– Вообще-то я больше люблю снимать похороны, – мастер делился сокровенным и дал волю воображению, – как-то больше забирает. Представьте себе, что наш молодой жених лежит в гробу, а юная невеста льет по нему безутешные слезы… Драматургия! Шекспир! Панорама!…
Драку заказывали?
Петю била почитай вся свадьба, пока одна из подружек невесты, измученная завистью к роскошному белому платью и фате новобрачной до такой степени, что в ней проснулось сострадание к человеку, омрачившему торжество, не завопила истошно:
– Вы убьете его!..
И свадьба пожалела «Лейку».
Его голову шаферы долго держали под холодной водой, а потом гости стали лечить подобное подобным.
Водки различных сортов, коньяки с разным количеством звездочек, кубинский ром и английский джин, грузинскую чачу и медицинский спирт, не упоминая уж о ликерах, портвейнах, настойках, наливках и даже «Ркацители» – вот что пришлось испить безропотному от побоев Пете…

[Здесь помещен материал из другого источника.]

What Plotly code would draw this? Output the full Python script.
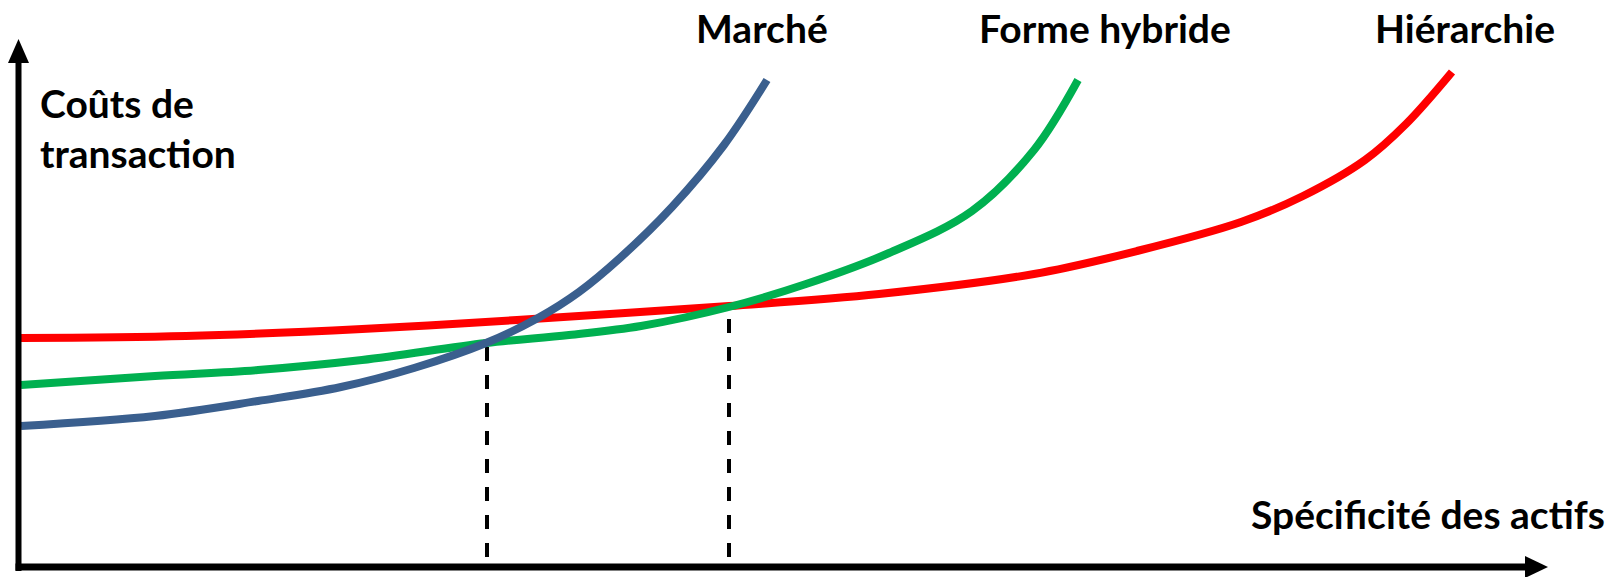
import plotly.graph_objects as go

# Conceptual units: x = asset specificity, y = transaction costs
marche_x = [1, 135, 238, 321, 394, 466, 518, 559, 600, 652, 704, 747]
marche_y = [141, 151, 166, 180, 199, 224, 249, 275, 309, 360, 422, 487]

hybride_x = [1, 135, 238, 342, 466, 549, 621, 709, 786, 869, 952, 1014, 1058]
hybride_y = [182, 191, 197, 207, 224, 232, 241, 260, 283, 314, 356, 417, 487]

hier_x = [1, 166, 342, 497, 709, 859, 1014, 1117, 1221, 1283, 1345, 1386, 1432]
hier_y = [229, 231, 238, 247, 261, 273, 293, 316, 345, 371, 407, 443, 495]

cross_x = [467, 709]
cross_top = [220, 252]

labels = ["Marché", "Forme hybride", "Hiérarchie"]
label_x = [742, 1085, 1445]
colors = ["#3A5F8E", "#00B050", "#FF0000"]

FONT = "Lato"
FS = 39

fig = go.Figure()

# dashed drop lines
for cx, ct in zip(cross_x, cross_top):
    fig.add_trace(go.Scatter(x=[cx, cx], y=[10, ct], mode="lines",
                             line=dict(color="black", width=4, dash="14px,14px"),
                             hoverinfo="skip", showlegend=False))

for xs, ys, c in [(hier_x, hier_y, colors[2]), (hybride_x, hybride_y, colors[1]), (marche_x, marche_y, colors[0])]:
    fig.add_trace(go.Scatter(x=xs, y=ys, mode="lines",
                             line=dict(color=c, width=8, shape="spline", smoothing=1.0),
                             hoverinfo="skip", showlegend=False))

# axes with arrows
shapes = [
    dict(type="line", x0=-1.5, y0=-4, x1=-1.5, y1=506, line=dict(color="black", width=6)),
    dict(type="path", path="M -12 504 L 9 504 L -1.5 528 Z", fillcolor="black", line=dict(width=0)),
    dict(type="line", x0=-4.5, y0=0, x1=1507, y1=0, line=dict(color="black", width=7)),
    dict(type="path", path="M 1505 11 L 1505 -11 L 1528 0 Z", fillcolor="black", line=dict(width=0)),
]

annotations = []
for t, lx in zip(labels, label_x):
    annotations.append(dict(x=lx, y=539, text="<b>" + t + "</b>", showarrow=False,
                            xanchor="center", yanchor="middle",
                            font=dict(family=FONT, size=FS, color="black")))
annotations.append(dict(x=18, y=464, text="<b>Coûts de</b>", showarrow=False,
                        xanchor="left", yanchor="middle",
                        font=dict(family=FONT, size=FS, color="black")))
annotations.append(dict(x=18, y=414, text="<b>transaction</b>", showarrow=False,
                        xanchor="left", yanchor="middle",
                        font=dict(family=FONT, size=FS, color="black")))
annotations.append(dict(x=1408, y=53, text="<b>Spécificité des actifs</b>", showarrow=False,
                        xanchor="center", yanchor="middle",
                        font=dict(family=FONT, size=FS, color="black")))

fig.update_layout(
    width=1621, height=577,
    margin=dict(l=0, r=0, t=0, b=0),
    paper_bgcolor="white", plot_bgcolor="white",
    xaxis=dict(range=[-20, 1601], visible=False, fixedrange=True),
    yaxis=dict(range=[-10, 567], visible=False, fixedrange=True),
    shapes=shapes, annotations=annotations, showlegend=False,
)

fig.write_html("out.html")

В больницу его доставили по скорой, с острым алкогольным психозом. И он неделю лежал зафиксированный и, судя по его сбивчивым речам, воображал себя владельцем фотоателье. Он часто повторял: «Мне бы свое дело, я бы завязал…».
Может быть, может быть…
Он принес фотографии лечебного процесса и Михалыча в собственном соку.
– Очень хорошо! Очень остро и правильно со всех точек зрения!– оценил наш труд завотделением. – Вот здесь сатира уместна, здесь уместна карикатура и шарж! Вы все трое взялись за ум и стали положительно влиять на контингент.
А Михалыч не умер.
Больше всего огорчался он тем, что ему теперь непременно начертят неприличное «хр».
Только теперь я понял смысл загадочных слов Аллы Вениаминовны: «Напишут то, что нужно».
Почему Михалыч безропотно чинил потрепанные больничные «Ундервуды», Олег Кривушин, «золотые ножницы», стриг женщин отделения и администрации так, что они помолодели и похорошели, Петя-«Лейка» их художественно фотографировал, а Наум Кричевский с таким мастерством рисовал несимпатичный граненый стакан?
Для того только, чтобы в графе больничного «диагноз» эскулапы написали вместо убийственного «хронический алкоголизм» лукавую и двусмысленную «псевдодипсоманию», что в переводе с древнегреческого означает «ложный запой».
Если даже в администрации или бухгалтерии учреждения и найдется любознательный человек, умеющий пользоваться словарем, он ничего определенного не узнает.
Что значит «ложный запой»?
То ли страдающий псевдодипсоманией человек пьет запоем, но «Боржоми» или кефир? Или же он пьет все-таки водку, но не настоящим запоем… А как? Или же вообще не пьет, а только воображает, что страдает этой самой «псевдой»?
Дело в том, что «истинный запой» – это фигура речи, он вообще не встречается или случается так редко, что его никто никогда не наблюдал.
Истинный запой – неостановимый, который прекращается только по независящим от больного обстоятельствам. Например, со смертью страдальца или же с помещением его в бронированную камеру – такая вот необычная ситуация.
«Псевда» – это и есть тот обычный запой, что-то вроде привычного вывиха, но не сустава, а души, с которым мы время от времени встречаемся в повседневной жизни.
Словом, вышли мы все из запоя, дети эпохи застоя.
И пробил час освобожденья.
Я получил больничный с «псевдой».
Завотделением крепко пожал мне руку и выразил желание встретиться со мной приватно за стаканом чая.
Сударев, криво ухмыляясь, сказал:
– До свидания…
Я нашел его в отделении в качестве пациента через несколько лет:
– Вы, прощаясь со мной, сказали «до свиданья», Юрий Николаевич. Вот и свиделись.
– Помните, я предлагал вам налить? И налил бы! Ей богу налил бы! А мне вот никто не предлагает и не нальет, – только-то и ответил он.
Я молча протянул ему бутылку водки, он молча взял.
Лицо его озарилось светом невечерним.
Я прошел мимо корпуса малолеток, откуда неслись привычные отчаянные вопли, показал паспорт и больничный на вахте и вышел в город.
Весь мир был невыносимо серым: снег, люди, транспорт, дома, деревья, небо…
И все безумно раздражало: уличный шум, толпа, запахи, и сразу неодолимо потянуло выпить.
Умники, в том числе из бывших пьяниц, говорят: это – переход через пустыню, это – чистилище, это надо и можно осилить.
Люди честные обязательно добавят – если есть мотив.
У меня мотива не было.
Я искренне не хотел мучить дорогих мне людей, но это – не мотив.
Как можно жить, когда тебя все раздражает – и близкие, и далекие, и работа, и книги, и звуки?